> Short problem
Exactly the lines from the one with "Reproduce this chart with Chart.js." through the one with "const toPoints = (ys)", inclusive, are to be repeated, and the pictures are not.

> Input
__________

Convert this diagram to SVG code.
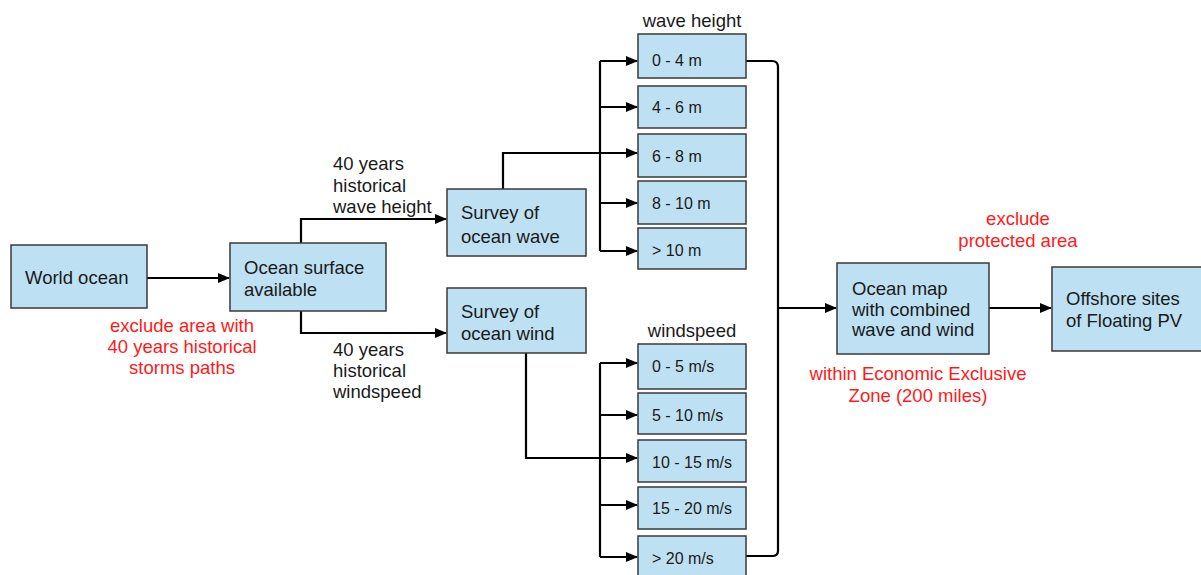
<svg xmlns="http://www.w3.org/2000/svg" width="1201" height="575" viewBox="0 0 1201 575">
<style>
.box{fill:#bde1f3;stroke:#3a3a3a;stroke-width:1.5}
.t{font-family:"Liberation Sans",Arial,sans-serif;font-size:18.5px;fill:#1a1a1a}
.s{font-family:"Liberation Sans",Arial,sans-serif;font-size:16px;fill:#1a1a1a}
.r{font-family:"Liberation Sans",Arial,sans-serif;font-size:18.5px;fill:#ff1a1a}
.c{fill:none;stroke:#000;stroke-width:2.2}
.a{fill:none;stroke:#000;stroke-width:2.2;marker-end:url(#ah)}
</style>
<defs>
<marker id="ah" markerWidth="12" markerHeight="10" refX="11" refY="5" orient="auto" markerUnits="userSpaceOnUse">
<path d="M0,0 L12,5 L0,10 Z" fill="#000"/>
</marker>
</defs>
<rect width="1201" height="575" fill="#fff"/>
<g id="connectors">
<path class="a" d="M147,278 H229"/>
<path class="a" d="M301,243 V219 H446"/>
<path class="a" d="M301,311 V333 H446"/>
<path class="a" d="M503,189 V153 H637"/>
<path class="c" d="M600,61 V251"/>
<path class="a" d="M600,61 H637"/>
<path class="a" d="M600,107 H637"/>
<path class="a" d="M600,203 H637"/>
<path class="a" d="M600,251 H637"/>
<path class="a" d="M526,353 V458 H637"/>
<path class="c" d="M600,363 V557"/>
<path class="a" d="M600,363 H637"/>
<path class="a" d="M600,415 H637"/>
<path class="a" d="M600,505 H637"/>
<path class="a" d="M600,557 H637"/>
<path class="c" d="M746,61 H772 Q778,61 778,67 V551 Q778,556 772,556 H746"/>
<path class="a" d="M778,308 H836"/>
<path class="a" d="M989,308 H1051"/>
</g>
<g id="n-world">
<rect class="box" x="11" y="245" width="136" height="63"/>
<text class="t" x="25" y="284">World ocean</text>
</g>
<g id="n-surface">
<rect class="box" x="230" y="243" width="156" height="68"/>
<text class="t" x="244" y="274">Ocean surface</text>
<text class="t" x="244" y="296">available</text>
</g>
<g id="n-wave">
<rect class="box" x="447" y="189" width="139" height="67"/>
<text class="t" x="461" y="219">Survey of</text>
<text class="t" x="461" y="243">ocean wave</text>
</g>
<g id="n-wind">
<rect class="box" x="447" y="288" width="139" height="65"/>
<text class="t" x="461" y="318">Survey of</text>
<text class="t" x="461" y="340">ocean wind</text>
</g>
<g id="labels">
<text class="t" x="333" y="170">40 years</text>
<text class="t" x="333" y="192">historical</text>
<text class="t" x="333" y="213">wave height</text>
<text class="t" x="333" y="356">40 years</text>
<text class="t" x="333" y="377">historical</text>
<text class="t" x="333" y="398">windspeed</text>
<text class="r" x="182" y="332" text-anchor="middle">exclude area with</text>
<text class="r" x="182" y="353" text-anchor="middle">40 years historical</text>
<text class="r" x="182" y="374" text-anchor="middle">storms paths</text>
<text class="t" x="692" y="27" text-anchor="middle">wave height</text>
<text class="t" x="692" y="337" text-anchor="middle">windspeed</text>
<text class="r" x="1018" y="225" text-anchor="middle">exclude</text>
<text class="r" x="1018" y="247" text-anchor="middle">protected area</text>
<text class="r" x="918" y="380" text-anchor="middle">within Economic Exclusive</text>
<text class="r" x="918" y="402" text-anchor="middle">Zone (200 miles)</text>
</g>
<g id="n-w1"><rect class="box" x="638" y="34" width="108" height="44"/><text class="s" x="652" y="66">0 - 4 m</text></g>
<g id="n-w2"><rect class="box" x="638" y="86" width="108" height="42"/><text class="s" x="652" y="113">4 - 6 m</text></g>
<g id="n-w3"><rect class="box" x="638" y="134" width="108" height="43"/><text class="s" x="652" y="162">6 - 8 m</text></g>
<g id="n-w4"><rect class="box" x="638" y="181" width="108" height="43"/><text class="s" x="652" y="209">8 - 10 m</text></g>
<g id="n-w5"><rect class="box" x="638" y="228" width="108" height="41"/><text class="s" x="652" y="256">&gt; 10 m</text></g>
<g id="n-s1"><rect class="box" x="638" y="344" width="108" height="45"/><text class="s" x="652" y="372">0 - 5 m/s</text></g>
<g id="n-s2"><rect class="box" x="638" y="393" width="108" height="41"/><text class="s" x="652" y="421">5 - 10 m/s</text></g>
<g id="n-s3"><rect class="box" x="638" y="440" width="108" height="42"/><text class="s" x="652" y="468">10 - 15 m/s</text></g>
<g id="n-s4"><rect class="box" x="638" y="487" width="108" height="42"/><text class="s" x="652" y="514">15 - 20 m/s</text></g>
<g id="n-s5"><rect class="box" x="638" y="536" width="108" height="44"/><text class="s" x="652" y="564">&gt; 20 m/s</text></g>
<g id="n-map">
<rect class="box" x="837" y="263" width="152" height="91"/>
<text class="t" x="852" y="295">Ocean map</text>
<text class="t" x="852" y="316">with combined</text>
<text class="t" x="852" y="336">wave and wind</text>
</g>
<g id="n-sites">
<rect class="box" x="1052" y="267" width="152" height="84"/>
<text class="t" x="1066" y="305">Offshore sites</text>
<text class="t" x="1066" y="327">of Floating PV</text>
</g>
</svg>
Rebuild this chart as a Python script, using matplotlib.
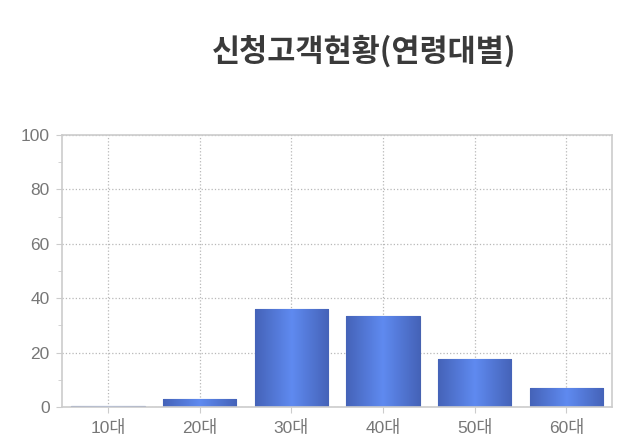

__________

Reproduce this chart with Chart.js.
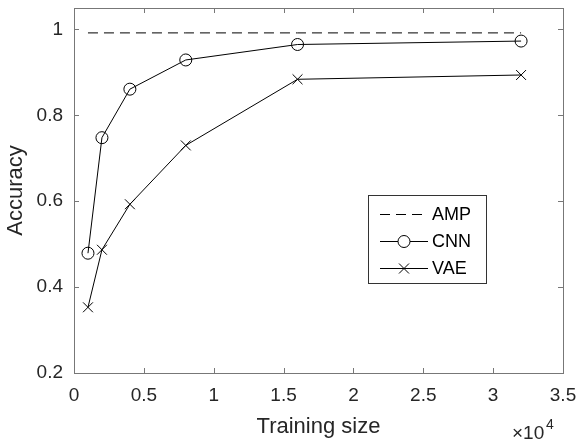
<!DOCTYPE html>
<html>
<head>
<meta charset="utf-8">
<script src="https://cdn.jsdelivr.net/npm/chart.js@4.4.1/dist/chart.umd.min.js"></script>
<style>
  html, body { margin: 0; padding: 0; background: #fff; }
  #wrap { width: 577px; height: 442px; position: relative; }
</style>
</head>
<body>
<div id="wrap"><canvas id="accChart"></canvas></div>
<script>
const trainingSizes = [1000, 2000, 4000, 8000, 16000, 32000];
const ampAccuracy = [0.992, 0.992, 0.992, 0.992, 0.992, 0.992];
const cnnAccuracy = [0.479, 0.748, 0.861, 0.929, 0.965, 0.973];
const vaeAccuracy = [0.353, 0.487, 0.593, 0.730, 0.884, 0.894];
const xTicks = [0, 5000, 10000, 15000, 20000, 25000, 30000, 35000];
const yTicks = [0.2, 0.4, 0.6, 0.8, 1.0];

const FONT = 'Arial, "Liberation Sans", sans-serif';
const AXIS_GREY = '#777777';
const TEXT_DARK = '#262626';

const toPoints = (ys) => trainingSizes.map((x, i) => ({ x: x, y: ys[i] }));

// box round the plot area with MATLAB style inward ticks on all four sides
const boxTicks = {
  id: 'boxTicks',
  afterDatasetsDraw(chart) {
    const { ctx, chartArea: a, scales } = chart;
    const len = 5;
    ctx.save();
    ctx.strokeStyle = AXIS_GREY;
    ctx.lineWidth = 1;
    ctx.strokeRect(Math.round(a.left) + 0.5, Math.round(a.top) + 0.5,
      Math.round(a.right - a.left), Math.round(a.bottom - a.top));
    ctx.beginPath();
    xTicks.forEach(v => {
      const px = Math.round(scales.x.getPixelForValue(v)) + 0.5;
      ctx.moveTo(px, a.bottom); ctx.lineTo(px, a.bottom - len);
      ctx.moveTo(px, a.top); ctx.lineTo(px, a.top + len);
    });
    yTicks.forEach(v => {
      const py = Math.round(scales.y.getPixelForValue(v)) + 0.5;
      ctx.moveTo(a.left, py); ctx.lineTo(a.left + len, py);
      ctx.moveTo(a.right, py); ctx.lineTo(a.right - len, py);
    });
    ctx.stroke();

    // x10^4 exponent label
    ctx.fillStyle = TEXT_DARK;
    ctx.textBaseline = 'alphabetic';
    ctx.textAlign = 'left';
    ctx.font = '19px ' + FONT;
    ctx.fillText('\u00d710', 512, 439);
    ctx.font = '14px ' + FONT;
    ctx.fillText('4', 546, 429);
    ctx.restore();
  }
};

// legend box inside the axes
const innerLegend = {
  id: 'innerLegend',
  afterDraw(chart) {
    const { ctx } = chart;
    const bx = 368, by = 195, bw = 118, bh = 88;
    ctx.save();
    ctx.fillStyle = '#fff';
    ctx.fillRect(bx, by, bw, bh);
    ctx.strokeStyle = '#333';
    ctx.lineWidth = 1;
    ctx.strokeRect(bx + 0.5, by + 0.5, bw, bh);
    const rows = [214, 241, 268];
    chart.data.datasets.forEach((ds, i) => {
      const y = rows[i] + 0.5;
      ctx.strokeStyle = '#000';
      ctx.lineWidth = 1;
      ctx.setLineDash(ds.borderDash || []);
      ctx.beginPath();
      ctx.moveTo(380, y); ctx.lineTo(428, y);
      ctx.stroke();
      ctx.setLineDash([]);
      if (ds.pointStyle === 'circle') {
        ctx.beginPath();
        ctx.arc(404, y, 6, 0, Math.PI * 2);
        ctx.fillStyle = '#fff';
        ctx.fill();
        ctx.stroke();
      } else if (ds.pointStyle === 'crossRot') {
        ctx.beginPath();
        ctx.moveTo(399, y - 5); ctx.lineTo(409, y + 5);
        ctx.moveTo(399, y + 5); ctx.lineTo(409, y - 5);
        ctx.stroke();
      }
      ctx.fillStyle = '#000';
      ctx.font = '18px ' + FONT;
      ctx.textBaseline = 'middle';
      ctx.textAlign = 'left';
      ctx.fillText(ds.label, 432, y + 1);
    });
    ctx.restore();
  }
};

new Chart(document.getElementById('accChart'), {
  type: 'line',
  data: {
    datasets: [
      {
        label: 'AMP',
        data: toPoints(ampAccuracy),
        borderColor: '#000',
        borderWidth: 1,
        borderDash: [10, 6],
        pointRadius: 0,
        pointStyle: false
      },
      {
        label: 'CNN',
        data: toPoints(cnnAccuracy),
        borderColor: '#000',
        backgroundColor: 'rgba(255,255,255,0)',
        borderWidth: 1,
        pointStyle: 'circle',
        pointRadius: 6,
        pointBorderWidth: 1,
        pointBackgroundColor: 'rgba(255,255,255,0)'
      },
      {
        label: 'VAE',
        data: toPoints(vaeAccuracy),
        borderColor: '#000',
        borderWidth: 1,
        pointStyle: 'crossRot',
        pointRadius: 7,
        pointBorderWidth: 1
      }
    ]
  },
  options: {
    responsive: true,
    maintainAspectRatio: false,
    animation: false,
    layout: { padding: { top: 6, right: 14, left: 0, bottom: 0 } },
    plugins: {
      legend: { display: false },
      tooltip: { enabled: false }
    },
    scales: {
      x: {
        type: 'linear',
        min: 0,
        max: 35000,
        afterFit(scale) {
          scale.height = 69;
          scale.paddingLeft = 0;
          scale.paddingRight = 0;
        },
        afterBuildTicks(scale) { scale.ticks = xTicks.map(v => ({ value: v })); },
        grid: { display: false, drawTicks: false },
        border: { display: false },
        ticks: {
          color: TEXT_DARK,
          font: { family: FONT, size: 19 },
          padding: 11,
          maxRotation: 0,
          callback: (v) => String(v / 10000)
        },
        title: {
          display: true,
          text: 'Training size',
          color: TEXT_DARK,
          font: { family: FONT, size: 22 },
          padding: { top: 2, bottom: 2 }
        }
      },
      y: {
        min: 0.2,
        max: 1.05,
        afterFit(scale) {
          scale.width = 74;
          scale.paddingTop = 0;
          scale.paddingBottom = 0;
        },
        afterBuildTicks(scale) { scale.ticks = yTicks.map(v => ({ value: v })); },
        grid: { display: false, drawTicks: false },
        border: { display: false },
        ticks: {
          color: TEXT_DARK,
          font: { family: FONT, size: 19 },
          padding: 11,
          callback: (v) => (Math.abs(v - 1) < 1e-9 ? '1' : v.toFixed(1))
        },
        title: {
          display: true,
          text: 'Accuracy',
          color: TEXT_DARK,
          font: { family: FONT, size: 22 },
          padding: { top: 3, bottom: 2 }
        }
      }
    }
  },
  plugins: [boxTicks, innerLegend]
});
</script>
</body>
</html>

__________

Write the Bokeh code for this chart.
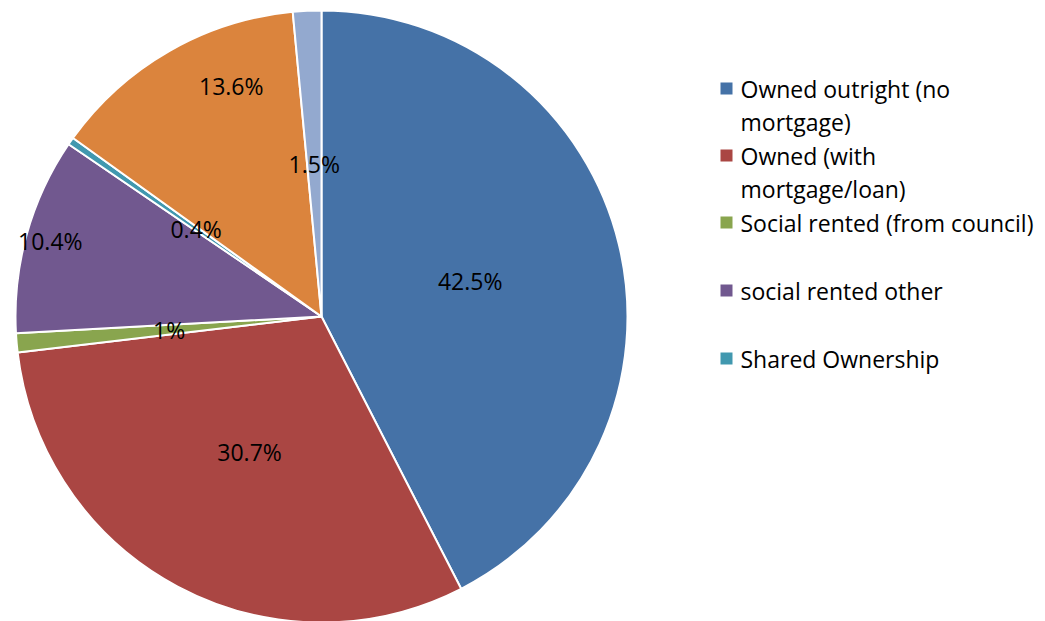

__________

> Written response
Reproduce this chart with Chart.js.
<!DOCTYPE html>
<html>
<head>
<meta charset="utf-8">
<script src="https://cdn.jsdelivr.net/npm/chart.js@4.4.1/dist/chart.umd.min.js"></script>
<style>
  html, body { margin: 0; padding: 0; background: #fff; }
  #wrap { width: 577px; height: 442px; position: relative; }
</style>
</head>
<body>
<div id="wrap"><canvas id="accChart"></canvas></div>
<script>
const trainingSizes = [1000, 2000, 4000, 8000, 16000, 32000];
const ampAccuracy = [0.992, 0.992, 0.992, 0.992, 0.992, 0.992];
const cnnAccuracy = [0.479, 0.748, 0.861, 0.929, 0.965, 0.973];
const vaeAccuracy = [0.353, 0.487, 0.593, 0.730, 0.884, 0.894];
const xTicks = [0, 5000, 10000, 15000, 20000, 25000, 30000, 35000];
const yTicks = [0.2, 0.4, 0.6, 0.8, 1.0];

const FONT = 'Arial, "Liberation Sans", sans-serif';
const AXIS_GREY = '#777777';
const TEXT_DARK = '#262626';

const toPoints = (ys) => trainingSizes.map((x, i) => ({ x: x, y: ys[i] }));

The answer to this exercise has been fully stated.